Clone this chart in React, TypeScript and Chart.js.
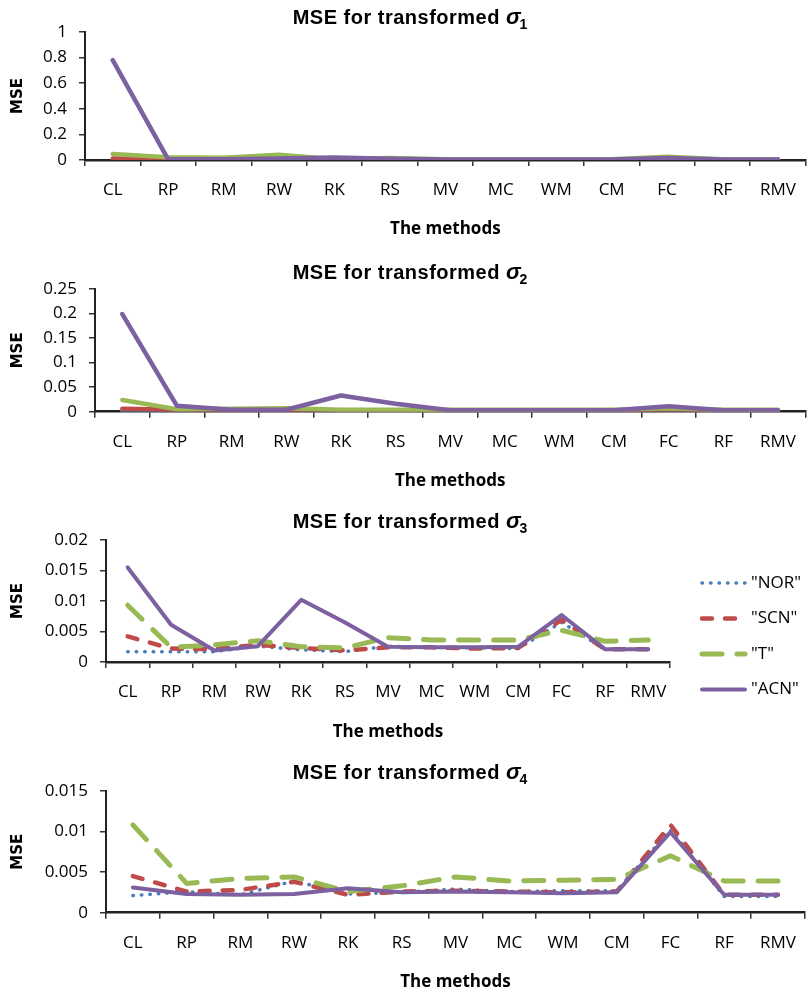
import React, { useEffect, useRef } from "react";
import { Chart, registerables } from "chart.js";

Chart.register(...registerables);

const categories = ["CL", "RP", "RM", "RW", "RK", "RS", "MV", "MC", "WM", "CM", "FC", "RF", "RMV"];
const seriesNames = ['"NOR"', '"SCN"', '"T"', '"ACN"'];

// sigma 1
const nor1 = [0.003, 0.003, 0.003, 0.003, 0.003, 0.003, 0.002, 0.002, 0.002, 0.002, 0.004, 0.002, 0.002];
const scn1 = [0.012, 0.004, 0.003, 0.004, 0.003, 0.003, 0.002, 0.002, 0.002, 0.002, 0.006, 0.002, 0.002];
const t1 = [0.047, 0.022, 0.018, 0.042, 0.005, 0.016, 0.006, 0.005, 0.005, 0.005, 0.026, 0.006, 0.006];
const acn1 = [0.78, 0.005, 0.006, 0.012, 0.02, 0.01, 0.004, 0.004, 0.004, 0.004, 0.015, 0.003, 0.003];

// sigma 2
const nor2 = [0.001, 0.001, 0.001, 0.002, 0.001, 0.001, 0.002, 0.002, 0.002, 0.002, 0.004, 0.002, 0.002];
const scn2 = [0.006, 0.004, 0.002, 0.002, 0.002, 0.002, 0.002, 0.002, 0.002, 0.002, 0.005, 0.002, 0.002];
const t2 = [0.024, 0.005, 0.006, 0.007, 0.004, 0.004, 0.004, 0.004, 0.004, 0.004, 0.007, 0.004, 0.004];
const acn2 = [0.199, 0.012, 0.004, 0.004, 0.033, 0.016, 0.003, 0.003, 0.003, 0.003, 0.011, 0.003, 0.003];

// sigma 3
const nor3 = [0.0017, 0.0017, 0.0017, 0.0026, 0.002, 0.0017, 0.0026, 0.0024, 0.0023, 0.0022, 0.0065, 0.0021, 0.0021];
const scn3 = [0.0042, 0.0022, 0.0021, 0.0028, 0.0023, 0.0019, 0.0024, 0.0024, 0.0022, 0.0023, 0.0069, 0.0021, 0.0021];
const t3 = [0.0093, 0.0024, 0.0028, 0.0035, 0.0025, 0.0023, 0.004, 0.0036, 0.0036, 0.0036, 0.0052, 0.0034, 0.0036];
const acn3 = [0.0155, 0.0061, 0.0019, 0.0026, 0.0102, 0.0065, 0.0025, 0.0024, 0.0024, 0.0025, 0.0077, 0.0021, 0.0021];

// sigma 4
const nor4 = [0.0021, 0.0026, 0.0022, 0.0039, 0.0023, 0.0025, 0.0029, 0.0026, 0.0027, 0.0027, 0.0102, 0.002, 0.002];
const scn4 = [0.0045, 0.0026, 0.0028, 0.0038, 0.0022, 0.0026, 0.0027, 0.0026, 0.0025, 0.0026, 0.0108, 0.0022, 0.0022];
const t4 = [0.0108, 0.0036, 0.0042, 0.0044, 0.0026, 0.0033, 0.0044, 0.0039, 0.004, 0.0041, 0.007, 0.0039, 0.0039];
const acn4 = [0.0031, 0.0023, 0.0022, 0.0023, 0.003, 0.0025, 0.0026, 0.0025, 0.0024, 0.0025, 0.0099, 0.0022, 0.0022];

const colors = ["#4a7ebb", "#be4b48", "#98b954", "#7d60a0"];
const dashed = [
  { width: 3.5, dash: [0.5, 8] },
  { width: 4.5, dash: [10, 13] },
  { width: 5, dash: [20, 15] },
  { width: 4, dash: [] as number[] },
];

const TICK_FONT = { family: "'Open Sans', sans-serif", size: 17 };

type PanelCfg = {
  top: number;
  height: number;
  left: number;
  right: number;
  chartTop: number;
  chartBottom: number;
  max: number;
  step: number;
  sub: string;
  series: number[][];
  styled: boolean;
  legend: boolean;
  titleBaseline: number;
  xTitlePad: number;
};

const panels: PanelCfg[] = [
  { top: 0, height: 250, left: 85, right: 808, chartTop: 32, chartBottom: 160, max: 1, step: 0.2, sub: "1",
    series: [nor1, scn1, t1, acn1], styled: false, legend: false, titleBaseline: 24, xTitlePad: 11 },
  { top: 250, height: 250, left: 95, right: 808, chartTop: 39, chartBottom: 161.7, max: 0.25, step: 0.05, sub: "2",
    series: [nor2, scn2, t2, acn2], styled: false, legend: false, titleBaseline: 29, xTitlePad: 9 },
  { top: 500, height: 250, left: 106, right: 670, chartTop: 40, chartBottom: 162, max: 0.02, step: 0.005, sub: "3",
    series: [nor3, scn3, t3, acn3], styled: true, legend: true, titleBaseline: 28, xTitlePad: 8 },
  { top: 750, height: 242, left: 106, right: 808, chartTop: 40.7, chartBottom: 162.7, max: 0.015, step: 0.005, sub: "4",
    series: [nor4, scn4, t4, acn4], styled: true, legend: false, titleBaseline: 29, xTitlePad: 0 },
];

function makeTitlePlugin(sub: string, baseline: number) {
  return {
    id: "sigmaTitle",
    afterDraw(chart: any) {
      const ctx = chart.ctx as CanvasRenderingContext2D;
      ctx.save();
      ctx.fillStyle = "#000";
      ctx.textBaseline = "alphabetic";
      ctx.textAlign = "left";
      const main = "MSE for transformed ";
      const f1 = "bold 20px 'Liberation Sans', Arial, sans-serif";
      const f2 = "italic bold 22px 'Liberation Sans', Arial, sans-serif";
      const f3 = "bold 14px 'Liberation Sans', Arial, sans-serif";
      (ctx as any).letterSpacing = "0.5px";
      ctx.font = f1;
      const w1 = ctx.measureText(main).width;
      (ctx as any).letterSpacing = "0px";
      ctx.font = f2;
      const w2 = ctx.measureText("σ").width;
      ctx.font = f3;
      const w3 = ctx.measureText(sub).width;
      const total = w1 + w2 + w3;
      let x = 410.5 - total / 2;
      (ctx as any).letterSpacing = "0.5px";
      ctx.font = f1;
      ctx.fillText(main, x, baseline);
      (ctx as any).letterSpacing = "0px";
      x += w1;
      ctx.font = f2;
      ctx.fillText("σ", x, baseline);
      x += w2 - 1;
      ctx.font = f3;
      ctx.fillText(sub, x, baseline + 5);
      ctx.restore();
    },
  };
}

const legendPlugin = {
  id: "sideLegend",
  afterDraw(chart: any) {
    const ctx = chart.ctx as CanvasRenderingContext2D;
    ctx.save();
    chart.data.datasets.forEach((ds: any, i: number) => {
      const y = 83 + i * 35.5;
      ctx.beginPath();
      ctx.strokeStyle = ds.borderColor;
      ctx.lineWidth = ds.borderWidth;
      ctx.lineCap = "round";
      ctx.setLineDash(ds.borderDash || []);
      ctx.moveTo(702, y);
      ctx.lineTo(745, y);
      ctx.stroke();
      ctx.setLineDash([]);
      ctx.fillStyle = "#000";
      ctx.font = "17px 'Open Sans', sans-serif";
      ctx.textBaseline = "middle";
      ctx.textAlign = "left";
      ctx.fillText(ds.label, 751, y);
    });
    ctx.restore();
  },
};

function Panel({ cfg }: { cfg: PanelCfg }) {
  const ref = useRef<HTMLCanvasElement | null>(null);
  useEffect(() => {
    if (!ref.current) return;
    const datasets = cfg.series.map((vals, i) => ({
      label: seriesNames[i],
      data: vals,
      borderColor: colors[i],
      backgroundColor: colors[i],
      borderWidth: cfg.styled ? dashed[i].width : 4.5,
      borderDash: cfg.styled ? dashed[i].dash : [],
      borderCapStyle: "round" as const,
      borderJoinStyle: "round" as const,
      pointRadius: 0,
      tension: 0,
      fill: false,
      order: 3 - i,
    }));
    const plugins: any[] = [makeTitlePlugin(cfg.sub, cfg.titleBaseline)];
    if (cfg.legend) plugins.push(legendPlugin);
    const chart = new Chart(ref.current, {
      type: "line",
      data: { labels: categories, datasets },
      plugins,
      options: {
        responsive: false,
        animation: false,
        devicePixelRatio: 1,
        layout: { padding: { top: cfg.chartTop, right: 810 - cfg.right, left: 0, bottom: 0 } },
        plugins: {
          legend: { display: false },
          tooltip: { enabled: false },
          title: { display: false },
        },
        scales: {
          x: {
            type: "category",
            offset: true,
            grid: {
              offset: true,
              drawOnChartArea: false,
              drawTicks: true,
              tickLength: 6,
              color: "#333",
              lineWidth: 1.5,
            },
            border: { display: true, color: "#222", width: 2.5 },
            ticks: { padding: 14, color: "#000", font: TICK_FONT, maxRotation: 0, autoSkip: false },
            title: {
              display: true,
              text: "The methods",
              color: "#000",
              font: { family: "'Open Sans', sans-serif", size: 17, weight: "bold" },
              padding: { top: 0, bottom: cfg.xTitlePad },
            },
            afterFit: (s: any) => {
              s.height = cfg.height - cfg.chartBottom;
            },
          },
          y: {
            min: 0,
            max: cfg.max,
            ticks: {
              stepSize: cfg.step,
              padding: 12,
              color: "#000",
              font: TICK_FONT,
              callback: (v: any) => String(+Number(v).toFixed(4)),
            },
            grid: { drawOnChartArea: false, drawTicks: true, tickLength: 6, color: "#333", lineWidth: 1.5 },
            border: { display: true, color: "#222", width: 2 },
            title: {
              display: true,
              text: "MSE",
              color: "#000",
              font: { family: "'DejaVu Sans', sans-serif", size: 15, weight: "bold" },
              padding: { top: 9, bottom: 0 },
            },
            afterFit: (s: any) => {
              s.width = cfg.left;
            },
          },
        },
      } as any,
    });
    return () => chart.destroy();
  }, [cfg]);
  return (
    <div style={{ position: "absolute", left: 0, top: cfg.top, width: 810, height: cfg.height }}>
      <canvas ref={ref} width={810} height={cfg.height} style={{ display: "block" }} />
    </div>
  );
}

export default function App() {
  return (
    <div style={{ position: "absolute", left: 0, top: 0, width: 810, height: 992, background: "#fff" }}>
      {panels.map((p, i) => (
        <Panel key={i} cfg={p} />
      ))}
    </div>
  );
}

+ + + + + + +

BRIEF » Copy exactly the lines running from the beginning of the listing through the line that has "0.011, 0.003, 0.003];". Drop the pictures.

RESPONSE BELOW »
Clone this chart in React, TypeScript and Chart.js.
import React, { useEffect, useRef } from "react";
import { Chart, registerables } from "chart.js";

Chart.register(...registerables);

const categories = ["CL", "RP", "RM", "RW", "RK", "RS", "MV", "MC", "WM", "CM", "FC", "RF", "RMV"];
const seriesNames = ['"NOR"', '"SCN"', '"T"', '"ACN"'];

// sigma 1
const nor1 = [0.003, 0.003, 0.003, 0.003, 0.003, 0.003, 0.002, 0.002, 0.002, 0.002, 0.004, 0.002, 0.002];
const scn1 = [0.012, 0.004, 0.003, 0.004, 0.003, 0.003, 0.002, 0.002, 0.002, 0.002, 0.006, 0.002, 0.002];
const t1 = [0.047, 0.022, 0.018, 0.042, 0.005, 0.016, 0.006, 0.005, 0.005, 0.005, 0.026, 0.006, 0.006];
const acn1 = [0.78, 0.005, 0.006, 0.012, 0.02, 0.01, 0.004, 0.004, 0.004, 0.004, 0.015, 0.003, 0.003];

// sigma 2
const nor2 = [0.001, 0.001, 0.001, 0.002, 0.001, 0.001, 0.002, 0.002, 0.002, 0.002, 0.004, 0.002, 0.002];
const scn2 = [0.006, 0.004, 0.002, 0.002, 0.002, 0.002, 0.002, 0.002, 0.002, 0.002, 0.005, 0.002, 0.002];
const t2 = [0.024, 0.005, 0.006, 0.007, 0.004, 0.004, 0.004, 0.004, 0.004, 0.004, 0.007, 0.004, 0.004];
const acn2 = [0.199, 0.012, 0.004, 0.004, 0.033, 0.016, 0.003, 0.003, 0.003, 0.003, 0.011, 0.003, 0.003];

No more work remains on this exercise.